*Given task*: All of the data needs to be repeated exactly.

*Raw data*:

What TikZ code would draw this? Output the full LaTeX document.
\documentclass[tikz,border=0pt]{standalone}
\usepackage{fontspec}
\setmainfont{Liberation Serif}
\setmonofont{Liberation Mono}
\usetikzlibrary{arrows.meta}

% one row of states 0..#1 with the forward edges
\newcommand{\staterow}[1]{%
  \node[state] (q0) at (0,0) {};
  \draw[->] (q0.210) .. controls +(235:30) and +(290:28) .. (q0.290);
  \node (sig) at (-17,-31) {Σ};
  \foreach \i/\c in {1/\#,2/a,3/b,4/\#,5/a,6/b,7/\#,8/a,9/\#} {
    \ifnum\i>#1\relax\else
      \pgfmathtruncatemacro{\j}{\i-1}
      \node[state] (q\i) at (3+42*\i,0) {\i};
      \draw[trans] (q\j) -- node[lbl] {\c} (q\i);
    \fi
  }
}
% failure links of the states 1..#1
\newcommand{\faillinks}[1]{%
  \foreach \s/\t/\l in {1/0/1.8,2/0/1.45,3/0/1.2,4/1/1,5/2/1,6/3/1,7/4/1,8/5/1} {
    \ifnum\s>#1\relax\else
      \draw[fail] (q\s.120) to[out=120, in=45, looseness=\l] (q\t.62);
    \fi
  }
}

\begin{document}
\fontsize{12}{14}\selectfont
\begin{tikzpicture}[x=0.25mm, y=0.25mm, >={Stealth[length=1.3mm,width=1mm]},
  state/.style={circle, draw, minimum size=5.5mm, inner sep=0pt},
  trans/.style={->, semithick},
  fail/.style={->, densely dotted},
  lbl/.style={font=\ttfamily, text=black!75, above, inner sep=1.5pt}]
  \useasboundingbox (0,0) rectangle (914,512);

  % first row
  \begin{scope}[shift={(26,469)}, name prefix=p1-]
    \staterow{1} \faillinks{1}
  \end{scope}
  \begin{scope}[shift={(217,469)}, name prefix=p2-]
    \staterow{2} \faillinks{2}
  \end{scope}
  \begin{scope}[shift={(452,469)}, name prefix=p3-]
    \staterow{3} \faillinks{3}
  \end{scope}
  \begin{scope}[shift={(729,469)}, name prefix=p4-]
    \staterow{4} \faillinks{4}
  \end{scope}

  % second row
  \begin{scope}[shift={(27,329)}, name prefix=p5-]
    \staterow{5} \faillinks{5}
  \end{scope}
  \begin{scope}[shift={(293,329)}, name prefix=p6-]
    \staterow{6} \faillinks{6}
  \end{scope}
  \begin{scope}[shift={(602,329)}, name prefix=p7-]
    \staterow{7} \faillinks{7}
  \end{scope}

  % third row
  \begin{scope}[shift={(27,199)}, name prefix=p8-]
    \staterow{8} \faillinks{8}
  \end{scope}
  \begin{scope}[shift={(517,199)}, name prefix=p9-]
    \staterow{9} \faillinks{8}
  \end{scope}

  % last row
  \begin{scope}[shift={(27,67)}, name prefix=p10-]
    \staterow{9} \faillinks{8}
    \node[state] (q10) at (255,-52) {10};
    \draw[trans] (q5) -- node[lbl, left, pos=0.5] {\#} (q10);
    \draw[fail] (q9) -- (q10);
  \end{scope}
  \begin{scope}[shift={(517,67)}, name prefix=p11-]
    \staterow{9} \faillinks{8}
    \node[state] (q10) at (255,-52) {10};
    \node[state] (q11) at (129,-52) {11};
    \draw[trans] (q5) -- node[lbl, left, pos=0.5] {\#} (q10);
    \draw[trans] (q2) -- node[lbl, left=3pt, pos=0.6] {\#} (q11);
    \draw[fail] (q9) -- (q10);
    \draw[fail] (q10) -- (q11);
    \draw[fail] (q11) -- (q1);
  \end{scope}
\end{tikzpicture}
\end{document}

*Expected answer*:
What TikZ code would draw this? Output the full LaTeX document.
\documentclass[tikz,border=0pt]{standalone}
\usepackage{fontspec}
\setmainfont{Liberation Serif}
\setmonofont{Liberation Mono}
\usetikzlibrary{arrows.meta}

% one row of states 0..#1 with the forward edges
\newcommand{\staterow}[1]{%
  \node[state] (q0) at (0,0) {};
  \draw[->] (q0.210) .. controls +(235:30) and +(290:28) .. (q0.290);
  \node (sig) at (-17,-31) {Σ};
  \foreach \i/\c in {1/\#,2/a,3/b,4/\#,5/a,6/b,7/\#,8/a,9/\#} {
    \ifnum\i>#1\relax\else
      \pgfmathtruncatemacro{\j}{\i-1}
      \node[state] (q\i) at (3+42*\i,0) {\i};
      \draw[trans] (q\j) -- node[lbl] {\c} (q\i);
    \fi
  }
}
% failure links of the states 1..#1
\newcommand{\faillinks}[1]{%
  \foreach \s/\t/\l in {1/0/1.8,2/0/1.45,3/0/1.2,4/1/1,5/2/1,6/3/1,7/4/1,8/5/1} {
    \ifnum\s>#1\relax\else
      \draw[fail] (q\s.120) to[out=120, in=45, looseness=\l] (q\t.62);
    \fi
  }
}

\begin{document}
\fontsize{12}{14}\selectfont
\begin{tikzpicture}[x=0.25mm, y=0.25mm, >={Stealth[length=1.3mm,width=1mm]},
  state/.style={circle, draw, minimum size=5.5mm, inner sep=0pt},
  trans/.style={->, semithick},
  fail/.style={->, densely dotted},
  lbl/.style={font=\ttfamily, text=black!75, above, inner sep=1.5pt}]
  \useasboundingbox (0,0) rectangle (914,512);

  % first row
  \begin{scope}[shift={(26,469)}, name prefix=p1-]
    \staterow{1} \faillinks{1}
  \end{scope}
  \begin{scope}[shift={(217,469)}, name prefix=p2-]
    \staterow{2} \faillinks{2}
  \end{scope}
  \begin{scope}[shift={(452,469)}, name prefix=p3-]
    \staterow{3} \faillinks{3}
  \end{scope}
  \begin{scope}[shift={(729,469)}, name prefix=p4-]
    \staterow{4} \faillinks{4}
  \end{scope}

  % second row
  \begin{scope}[shift={(27,329)}, name prefix=p5-]
    \staterow{5} \faillinks{5}
  \end{scope}
  \begin{scope}[shift={(293,329)}, name prefix=p6-]
    \staterow{6} \faillinks{6}
  \end{scope}
  \begin{scope}[shift={(602,329)}, name prefix=p7-]
    \staterow{7} \faillinks{7}
  \end{scope}

  % third row
  \begin{scope}[shift={(27,199)}, name prefix=p8-]
    \staterow{8} \faillinks{8}
  \end{scope}
  \begin{scope}[shift={(517,199)}, name prefix=p9-]
    \staterow{9} \faillinks{8}
  \end{scope}

  % last row
  \begin{scope}[shift={(27,67)}, name prefix=p10-]
    \staterow{9} \faillinks{8}
    \node[state] (q10) at (255,-52) {10};
    \draw[trans] (q5) -- node[lbl, left, pos=0.5] {\#} (q10);
    \draw[fail] (q9) -- (q10);
  \end{scope}
  \begin{scope}[shift={(517,67)}, name prefix=p11-]
    \staterow{9} \faillinks{8}
    \node[state] (q10) at (255,-52) {10};
    \node[state] (q11) at (129,-52) {11};
    \draw[trans] (q5) -- node[lbl, left, pos=0.5] {\#} (q10);
    \draw[trans] (q2) -- node[lbl, left=3pt, pos=0.6] {\#} (q11);
    \draw[fail] (q9) -- (q10);
    \draw[fail] (q10) -- (q11);
    \draw[fail] (q11) -- (q1);
  \end{scope}
\end{tikzpicture}
\end{document}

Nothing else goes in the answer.